» Instructions to follow: Identify each line below containing the string "using" and copy it.

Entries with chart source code
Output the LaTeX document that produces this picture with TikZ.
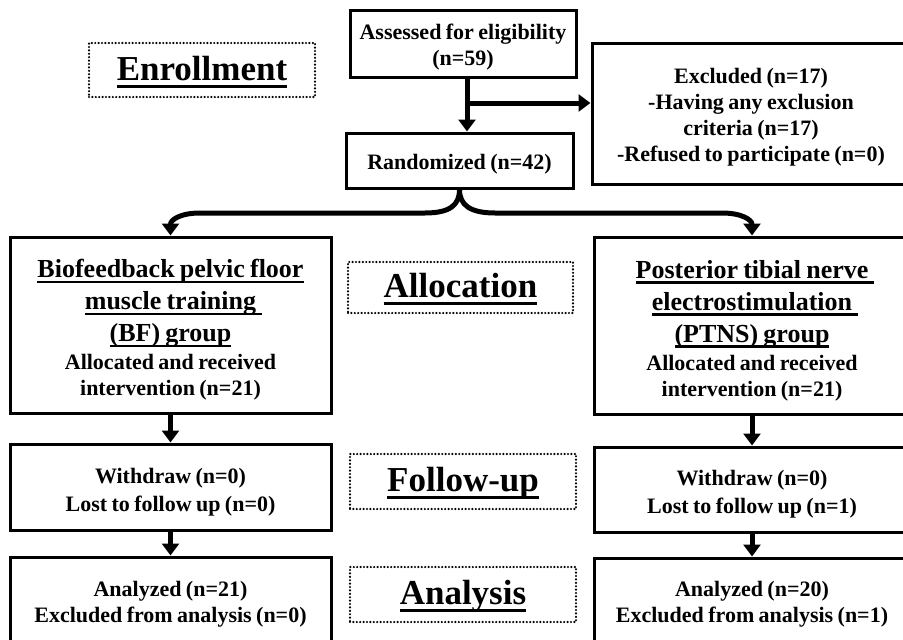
\documentclass[tikz,border=0pt]{standalone}
\usepackage{fontspec}
\setmainfont{Liberation Serif}[WordSpace=0.8]
\usetikzlibrary{arrows.meta}
\newsavebox\ulbox
\newcommand\myul[4]{\sbox\ulbox{#1}\leavevmode\rlap{\rule[-#3]{\dimexpr\wd\ulbox+#4\relax}{#2}}\usebox\ulbox}
\newcommand\tul[2][0pt]{{\fontsize{26}{32}\selectfont\myul{#2}{2.4pt}{5.5pt}{#1}}}
\newcommand\hul[1]{\myul{#1}{3pt}{7.5pt}{0pt}}
\begin{document}
\begin{tikzpicture}[x=1pt,y=-1pt,
  frame/.style={draw, line width=3pt, rectangle, inner sep=0pt},
  txt/.style={inner sep=0pt, align=center, font=\bfseries\fontsize{22}{26}\selectfont},
  phase/.style={draw, line width=2.4pt, dash pattern=on 0pt off 3.4pt, line cap=round,
    rectangle, inner sep=0pt},
  phtxt/.style={inner sep=0pt, font=\bfseries\fontsize{35}{40}\selectfont},
  arr/.style={line width=5pt, -{Triangle[length=12pt,width=17pt]}}]
\useasboundingbox (0,0) rectangle (903,640);
\clip (0,0) rectangle (903,640);
\fill[white] (0,0) rectangle (903,640);

\node[frame, minimum width=226pt, minimum height=67pt] (assess) at (463,43.5) {};
\node[txt] (assesst) at ([yshift=-4pt]assess.center) {Assessed for eligibility\\(n=59)};
\node[frame, minimum width=227pt, minimum height=55pt] (rand) at (459.5,160.5) {};
\node[txt] (randt) at ([yshift=-4pt]rand.center) {Randomized (n=42)};
\node[frame, minimum width=318pt, minimum height=141pt] (excl) at (751,113.5) {};
\node[txt] (exclt) at ([yshift=-4pt]excl.center)
  {Excluded (n=17)\\-Having any exclusion\\criteria (n=17)\\-Refused to participate (n=0)};

\node[frame, minimum width=321pt, minimum height=176pt] (bf) at (170.5,325) {};
\node[txt] (bft) at ([yshift=-5pt]bf.center)
  {\tul{Biofeedback pelvic floor}\\[6pt]\tul[6pt]{muscle training}\\[6pt]\tul{(BF) group}\\[2pt]
   Allocated and received\\intervention (n=21)};
\node[frame, minimum width=316pt, minimum height=177pt] (ptns) at (752,325.5) {};
\node[txt] (ptnst) at ([yshift=-5pt]ptns.center)
  {\tul[6pt]{Posterior tibial nerve}\\[6pt]\tul[6pt]{electrostimulation}\\[6pt]\tul{(PTNS) group}\\[2pt]
   Allocated and received\\intervention (n=21)};

\node[frame, minimum width=321pt, minimum height=86pt] (wl) at (170.5,487) {};
\node[txt] (wlt) at ([yshift=-5pt]wl.center) {Withdraw (n=0)\\[2pt]Lost to follow up (n=0)};
\node[frame, minimum width=316pt, minimum height=85pt] (wr) at (752,489.5) {};
\node[txt] (wrt) at ([yshift=-5pt]wr.center) {Withdraw (n=0)\\[2pt]Lost to follow up (n=1)};
\node[frame, minimum width=321pt, minimum height=86pt] (al) at (170.5,600) {};
\node[txt] (alt) at ([yshift=-4pt]al.center) {Analyzed (n=21)\\Excluded from analysis (n=0)};
\node[frame, minimum width=316pt, minimum height=85pt] (ar) at (752,600.5) {};
\node[txt] (art) at ([yshift=-4pt]ar.center) {Analyzed (n=20)\\Excluded from analysis (n=1)};

\node[phase, minimum width=226pt, minimum height=54pt] (enroll) at (202,70) {};
\node[phtxt] (enrollt) at ([yshift=-2pt]enroll.center) {\hul{Enrollment}};
\node[phase, minimum width=225pt, minimum height=51pt] (alloc) at (460.5,287.5) {};
\node[phtxt] (alloct) at ([yshift=-2pt]alloc.center) {\hul{Allocation}};
\node[phase, minimum width=226pt, minimum height=55pt] (follow) at (463,481.5) {};
\node[phtxt] (followt) at ([yshift=-2pt]follow.center) {\hul{Follow-up}};
\node[phase, minimum width=226pt, minimum height=55pt] (anal) at (463,594.5) {};
\node[phtxt] (analt) at ([yshift=-2pt]anal.center) {\hul{Analysis}};

\coordinate (br) at (467,103);
\draw[arr] ([xshift=4pt]assess.south) -- ([xshift=4pt]assess.south |- rand.north);
\draw[arr] (br) -- (br -| excl.west);

\draw[arr] (rand.south) .. controls (459.5,205) and (450,213) .. (425,213) -- (200,213)
  .. controls (180,213) and (170.5,220) .. (bf.north);
\draw[arr] (rand.south) .. controls (459.5,205) and (470,213) .. (495,213) -- (722,213)
  .. controls (742,213) and (752,220) .. (ptns.north);

\draw[arr] (bf.south) -- (wl.north);
\draw[arr] (ptns.south) -- (wr.north);
\draw[arr] (wl.south) -- (al.north);
\draw[arr] (wr.south) -- (ar.north);
\end{tikzpicture}
\end{document}
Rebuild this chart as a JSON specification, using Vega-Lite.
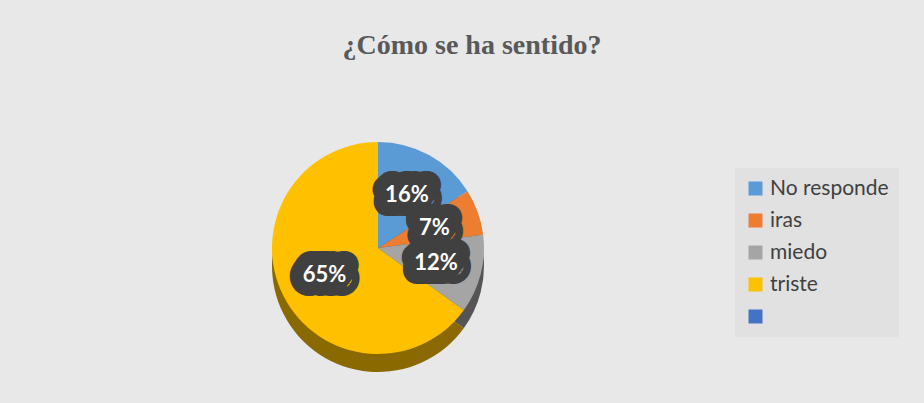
{
  "$schema": "https://vega.github.io/schema/vega-lite/v6.json",
  "width": 220,
  "height": 220,
  "autosize": {"type": "none"},
  "padding": {"left": 268, "top": 138, "right": 436, "bottom": 45},
  "background": "#e8e8e8",
  "title": {
    "text": "¿Cómo se ha sentido?",
    "font": "Liberation Serif",
    "fontSize": 28,
    "fontWeight": "bold",
    "color": "#595959",
    "anchor": "middle",
    "baseline": "alphabetic",
    "offset": 56,
    "dx": 94
  },
  "data": {
    "values": [
      {"cat": "No responde", "value": 16, "label": "16%", "idx": 1},
      {"cat": "iras", "value": 7, "label": "7%", "idx": 2},
      {"cat": "miedo", "value": 12, "label": "12%", "idx": 3},
      {"cat": "triste", "value": 65, "label": "65%", "idx": 4}
    ]
  },
  "layer": [
    {
      "mark": {"type": "arc", "outerRadius": 106, "yOffset": 18},
      "encoding": {
        "theta": {"field": "value", "type": "quantitative", "stack": true},
        "order": {"field": "idx", "type": "quantitative"},
        "color": {
          "field": "cat",
          "type": "nominal",
          "scale": {"domain": ["No responde", "iras", "miedo", "triste"], "range": ["#2f5f8f", "#a04f18", "#555555", "#8a6a00"]},
          "legend": null
        }
      }
    },
    {
      "mark": {"type": "arc", "outerRadius": 106},
      "encoding": {
        "theta": {"field": "value", "type": "quantitative", "stack": true},
        "order": {"field": "idx", "type": "quantitative"},
        "color": {
          "field": "cat",
          "type": "nominal",
          "scale": {"domain": ["No responde", "iras", "miedo", "triste", " "], "range": ["#5B9BD5", "#ED7D31", "#A5A5A5", "#FFC000", "#4472C4"]},
          "legend": {
            "title": null,
            "orient": "none",
            "legendX": 467,
            "legendY": 30,
            "symbolType": "square",
            "symbolSize": 196,
            "symbolStrokeWidth": 0,
            "labelFont": "Lato",
            "labelFontSize": 21,
            "labelColor": "#404040",
            "rowPadding": 10,
            "padding": 10,
            "fillColor": "#e1e1e1",
            "labelLimit": 300
          }
        }
      }
    },
    {
      "mark": {"type": "text", "radius": 60, "font": "Lato", "fontSize": 22, "fontWeight": "bold", "color": "#404040", "stroke": "#404040", "strokeWidth": 28, "strokeJoin": "round"},
      "encoding": {
        "theta": {"field": "value", "type": "quantitative", "stack": true},
        "order": {"field": "idx", "type": "quantitative"},
        "text": {"field": "label"}
      }
    },
    {
      "mark": {"type": "text", "radius": 60, "font": "Lato", "fontSize": 22, "fontWeight": "bold", "color": "#ffffff"},
      "encoding": {
        "theta": {"field": "value", "type": "quantitative", "stack": true},
        "order": {"field": "idx", "type": "quantitative"},
        "text": {"field": "label"}
      }
    }
  ],
  "resolve": {"scale": {"color": "independent"}, "legend": {"color": "independent"}},
  "config": {"view": {"stroke": null}}
}
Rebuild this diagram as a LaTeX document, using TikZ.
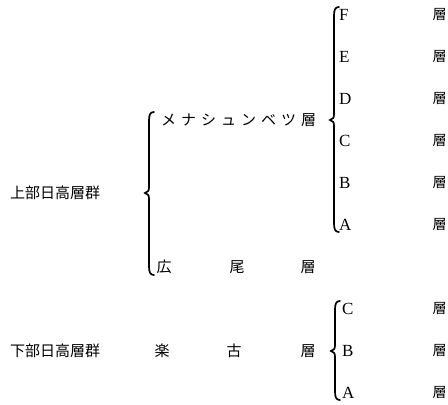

» Exercise solution:
Rebuild this chart as a JSON specification, using Vega-Lite.
Rebuild this diagram as a LaTeX document, using TikZ.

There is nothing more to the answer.